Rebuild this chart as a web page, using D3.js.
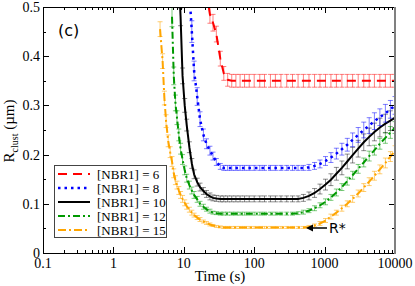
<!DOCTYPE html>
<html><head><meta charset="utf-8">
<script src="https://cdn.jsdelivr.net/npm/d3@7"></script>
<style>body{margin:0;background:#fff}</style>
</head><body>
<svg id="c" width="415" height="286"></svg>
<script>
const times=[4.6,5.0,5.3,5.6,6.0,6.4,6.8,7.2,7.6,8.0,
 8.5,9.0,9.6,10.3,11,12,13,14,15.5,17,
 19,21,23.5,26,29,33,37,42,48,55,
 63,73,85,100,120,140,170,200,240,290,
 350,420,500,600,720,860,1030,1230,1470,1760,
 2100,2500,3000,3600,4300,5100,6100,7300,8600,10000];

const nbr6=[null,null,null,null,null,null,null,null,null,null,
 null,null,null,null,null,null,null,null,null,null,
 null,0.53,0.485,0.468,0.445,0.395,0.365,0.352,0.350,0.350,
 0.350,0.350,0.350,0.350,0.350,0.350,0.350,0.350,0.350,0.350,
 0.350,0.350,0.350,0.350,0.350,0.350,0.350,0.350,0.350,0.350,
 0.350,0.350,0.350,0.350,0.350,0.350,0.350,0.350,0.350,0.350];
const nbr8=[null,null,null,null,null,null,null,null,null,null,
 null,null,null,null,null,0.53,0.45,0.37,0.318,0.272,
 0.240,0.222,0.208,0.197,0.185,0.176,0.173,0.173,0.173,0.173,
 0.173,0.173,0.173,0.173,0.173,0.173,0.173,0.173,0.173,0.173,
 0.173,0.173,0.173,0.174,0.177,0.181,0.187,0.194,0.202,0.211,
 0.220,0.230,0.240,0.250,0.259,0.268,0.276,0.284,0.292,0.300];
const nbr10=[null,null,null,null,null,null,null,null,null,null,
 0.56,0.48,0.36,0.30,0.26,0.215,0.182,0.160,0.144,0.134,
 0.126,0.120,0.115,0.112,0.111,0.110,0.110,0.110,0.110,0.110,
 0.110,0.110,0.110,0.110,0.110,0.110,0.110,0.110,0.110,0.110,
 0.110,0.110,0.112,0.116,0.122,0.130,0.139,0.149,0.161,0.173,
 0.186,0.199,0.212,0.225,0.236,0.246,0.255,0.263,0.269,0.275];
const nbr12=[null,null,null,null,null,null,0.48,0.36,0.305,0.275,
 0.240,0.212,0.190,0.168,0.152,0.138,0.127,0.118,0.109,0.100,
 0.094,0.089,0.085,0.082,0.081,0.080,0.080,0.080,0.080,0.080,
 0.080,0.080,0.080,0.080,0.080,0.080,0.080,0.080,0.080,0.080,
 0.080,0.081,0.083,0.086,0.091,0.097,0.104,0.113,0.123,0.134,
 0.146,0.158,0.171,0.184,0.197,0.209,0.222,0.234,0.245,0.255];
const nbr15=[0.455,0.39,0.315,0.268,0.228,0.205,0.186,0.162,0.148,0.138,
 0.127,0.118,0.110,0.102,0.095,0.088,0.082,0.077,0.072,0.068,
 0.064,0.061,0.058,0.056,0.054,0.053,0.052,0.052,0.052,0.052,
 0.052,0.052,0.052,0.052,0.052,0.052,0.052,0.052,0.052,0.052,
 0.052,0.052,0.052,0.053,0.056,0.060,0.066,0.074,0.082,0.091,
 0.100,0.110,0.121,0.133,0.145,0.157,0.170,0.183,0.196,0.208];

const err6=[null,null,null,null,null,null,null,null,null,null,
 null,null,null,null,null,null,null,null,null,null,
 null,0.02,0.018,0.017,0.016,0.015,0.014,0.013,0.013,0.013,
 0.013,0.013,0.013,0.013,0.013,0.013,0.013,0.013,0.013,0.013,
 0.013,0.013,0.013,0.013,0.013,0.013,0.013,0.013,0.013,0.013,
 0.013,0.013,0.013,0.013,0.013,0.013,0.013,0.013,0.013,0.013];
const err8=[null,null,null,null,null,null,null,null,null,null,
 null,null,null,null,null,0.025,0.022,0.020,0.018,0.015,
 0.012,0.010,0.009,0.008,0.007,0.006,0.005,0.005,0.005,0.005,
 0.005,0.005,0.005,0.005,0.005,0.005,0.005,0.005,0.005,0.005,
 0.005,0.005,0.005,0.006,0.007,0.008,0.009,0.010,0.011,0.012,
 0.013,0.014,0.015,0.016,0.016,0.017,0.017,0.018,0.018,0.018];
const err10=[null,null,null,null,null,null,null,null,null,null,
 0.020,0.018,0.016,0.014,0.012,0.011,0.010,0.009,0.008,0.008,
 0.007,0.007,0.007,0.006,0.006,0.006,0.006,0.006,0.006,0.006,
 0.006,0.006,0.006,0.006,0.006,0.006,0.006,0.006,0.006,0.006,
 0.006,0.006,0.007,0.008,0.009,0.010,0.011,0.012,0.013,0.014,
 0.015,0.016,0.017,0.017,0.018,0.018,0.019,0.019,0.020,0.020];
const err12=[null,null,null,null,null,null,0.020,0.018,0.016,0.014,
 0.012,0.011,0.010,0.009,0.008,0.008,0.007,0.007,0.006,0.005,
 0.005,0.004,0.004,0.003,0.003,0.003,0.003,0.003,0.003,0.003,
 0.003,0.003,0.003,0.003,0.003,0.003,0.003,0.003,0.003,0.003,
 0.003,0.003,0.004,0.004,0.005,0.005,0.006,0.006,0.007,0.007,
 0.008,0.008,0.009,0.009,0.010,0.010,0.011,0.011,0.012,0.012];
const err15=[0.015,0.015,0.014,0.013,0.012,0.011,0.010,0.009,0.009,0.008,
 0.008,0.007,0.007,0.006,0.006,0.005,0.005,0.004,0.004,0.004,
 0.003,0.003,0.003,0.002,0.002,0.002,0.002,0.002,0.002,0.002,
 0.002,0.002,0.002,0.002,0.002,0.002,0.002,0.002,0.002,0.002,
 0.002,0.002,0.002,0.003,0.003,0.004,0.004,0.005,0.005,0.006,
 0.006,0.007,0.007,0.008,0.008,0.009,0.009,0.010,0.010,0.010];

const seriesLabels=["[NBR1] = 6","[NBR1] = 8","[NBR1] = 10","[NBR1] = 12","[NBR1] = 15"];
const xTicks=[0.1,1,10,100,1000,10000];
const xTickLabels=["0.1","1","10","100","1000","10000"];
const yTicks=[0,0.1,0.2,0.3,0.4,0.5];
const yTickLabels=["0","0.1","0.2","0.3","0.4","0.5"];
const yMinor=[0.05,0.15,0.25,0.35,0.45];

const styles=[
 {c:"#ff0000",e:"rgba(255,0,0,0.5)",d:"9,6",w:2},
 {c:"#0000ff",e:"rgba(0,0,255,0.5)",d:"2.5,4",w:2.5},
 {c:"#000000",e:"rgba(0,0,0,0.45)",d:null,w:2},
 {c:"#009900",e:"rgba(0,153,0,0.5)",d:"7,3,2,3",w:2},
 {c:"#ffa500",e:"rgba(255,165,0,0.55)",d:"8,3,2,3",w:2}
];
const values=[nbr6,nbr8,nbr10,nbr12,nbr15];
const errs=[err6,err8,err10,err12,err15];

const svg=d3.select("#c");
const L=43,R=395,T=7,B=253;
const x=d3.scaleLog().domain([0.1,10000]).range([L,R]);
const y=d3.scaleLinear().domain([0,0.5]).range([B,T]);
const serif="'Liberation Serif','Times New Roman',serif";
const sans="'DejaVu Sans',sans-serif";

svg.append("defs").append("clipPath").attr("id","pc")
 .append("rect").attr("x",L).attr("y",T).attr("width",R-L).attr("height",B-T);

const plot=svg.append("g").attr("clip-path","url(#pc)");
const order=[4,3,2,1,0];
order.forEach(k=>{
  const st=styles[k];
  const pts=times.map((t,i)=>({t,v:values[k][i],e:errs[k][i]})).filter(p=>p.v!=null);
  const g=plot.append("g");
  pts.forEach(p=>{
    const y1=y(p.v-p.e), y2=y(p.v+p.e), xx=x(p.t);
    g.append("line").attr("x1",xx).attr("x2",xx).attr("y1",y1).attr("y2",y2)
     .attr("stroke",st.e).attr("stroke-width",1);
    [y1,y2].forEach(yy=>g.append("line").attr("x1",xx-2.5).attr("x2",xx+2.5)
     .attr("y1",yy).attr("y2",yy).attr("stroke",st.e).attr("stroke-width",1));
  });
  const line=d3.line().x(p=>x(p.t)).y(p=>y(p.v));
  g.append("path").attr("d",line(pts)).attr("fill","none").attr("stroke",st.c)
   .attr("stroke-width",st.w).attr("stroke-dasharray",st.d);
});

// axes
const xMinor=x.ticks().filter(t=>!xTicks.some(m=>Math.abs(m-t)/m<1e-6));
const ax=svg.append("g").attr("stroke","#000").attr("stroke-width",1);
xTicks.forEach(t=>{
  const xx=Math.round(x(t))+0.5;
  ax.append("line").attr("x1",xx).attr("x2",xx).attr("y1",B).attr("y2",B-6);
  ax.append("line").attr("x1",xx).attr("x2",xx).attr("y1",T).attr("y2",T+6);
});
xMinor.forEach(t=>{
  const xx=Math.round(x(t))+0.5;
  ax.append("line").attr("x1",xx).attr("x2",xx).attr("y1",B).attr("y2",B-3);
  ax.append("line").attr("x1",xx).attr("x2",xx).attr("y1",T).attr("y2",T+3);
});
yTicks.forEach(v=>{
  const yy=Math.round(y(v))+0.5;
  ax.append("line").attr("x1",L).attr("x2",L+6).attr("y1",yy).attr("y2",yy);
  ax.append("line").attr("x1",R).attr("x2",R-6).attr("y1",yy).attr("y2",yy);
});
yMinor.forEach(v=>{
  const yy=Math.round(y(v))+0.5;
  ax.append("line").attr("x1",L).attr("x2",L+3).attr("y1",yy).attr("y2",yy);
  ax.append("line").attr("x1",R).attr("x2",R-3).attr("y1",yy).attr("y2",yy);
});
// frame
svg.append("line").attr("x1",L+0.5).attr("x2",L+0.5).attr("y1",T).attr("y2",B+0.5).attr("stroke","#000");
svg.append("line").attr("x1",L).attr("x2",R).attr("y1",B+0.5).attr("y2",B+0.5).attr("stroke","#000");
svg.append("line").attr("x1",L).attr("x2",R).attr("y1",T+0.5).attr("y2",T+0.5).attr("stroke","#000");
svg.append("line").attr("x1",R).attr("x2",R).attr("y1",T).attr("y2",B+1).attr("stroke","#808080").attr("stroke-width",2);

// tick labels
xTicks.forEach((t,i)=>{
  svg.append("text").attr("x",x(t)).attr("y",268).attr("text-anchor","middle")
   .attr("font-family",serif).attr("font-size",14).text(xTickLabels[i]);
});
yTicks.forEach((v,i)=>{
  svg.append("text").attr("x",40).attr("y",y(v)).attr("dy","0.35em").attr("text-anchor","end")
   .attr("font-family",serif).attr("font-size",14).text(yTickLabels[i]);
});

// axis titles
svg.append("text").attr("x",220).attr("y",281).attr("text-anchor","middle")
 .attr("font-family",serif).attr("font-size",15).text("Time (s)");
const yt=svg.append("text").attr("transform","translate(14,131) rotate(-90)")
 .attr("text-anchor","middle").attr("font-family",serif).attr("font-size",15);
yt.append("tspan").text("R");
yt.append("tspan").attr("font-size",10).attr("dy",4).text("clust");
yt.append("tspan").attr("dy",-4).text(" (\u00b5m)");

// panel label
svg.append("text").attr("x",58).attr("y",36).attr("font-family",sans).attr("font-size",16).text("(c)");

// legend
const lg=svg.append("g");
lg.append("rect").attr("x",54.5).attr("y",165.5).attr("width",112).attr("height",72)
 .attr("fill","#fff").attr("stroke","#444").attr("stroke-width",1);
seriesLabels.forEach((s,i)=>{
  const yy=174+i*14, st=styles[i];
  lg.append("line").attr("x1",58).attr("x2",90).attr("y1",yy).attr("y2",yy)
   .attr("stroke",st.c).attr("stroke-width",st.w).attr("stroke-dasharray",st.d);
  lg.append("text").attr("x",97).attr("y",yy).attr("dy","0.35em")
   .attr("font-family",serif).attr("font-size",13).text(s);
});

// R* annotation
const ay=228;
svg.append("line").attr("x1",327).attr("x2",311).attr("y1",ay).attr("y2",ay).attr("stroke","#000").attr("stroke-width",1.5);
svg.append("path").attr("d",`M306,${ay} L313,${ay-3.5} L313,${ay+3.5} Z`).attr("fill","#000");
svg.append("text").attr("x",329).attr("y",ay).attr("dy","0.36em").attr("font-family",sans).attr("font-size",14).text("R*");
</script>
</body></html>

(Set task)
Quote, exactly and only, the lines from the first line of the data above through the line containing "2100,2500,3000,3600,4300,5100,6100,7300,8600,10000];". The pictures do not belong in it.

(The solution)
Rebuild this chart as a web page, using D3.js.
<!DOCTYPE html>
<html><head><meta charset="utf-8">
<script src="https://cdn.jsdelivr.net/npm/d3@7"></script>
<style>body{margin:0;background:#fff}</style>
</head><body>
<svg id="c" width="415" height="286"></svg>
<script>
const times=[4.6,5.0,5.3,5.6,6.0,6.4,6.8,7.2,7.6,8.0,
 8.5,9.0,9.6,10.3,11,12,13,14,15.5,17,
 19,21,23.5,26,29,33,37,42,48,55,
 63,73,85,100,120,140,170,200,240,290,
 350,420,500,600,720,860,1030,1230,1470,1760,
 2100,2500,3000,3600,4300,5100,6100,7300,8600,10000];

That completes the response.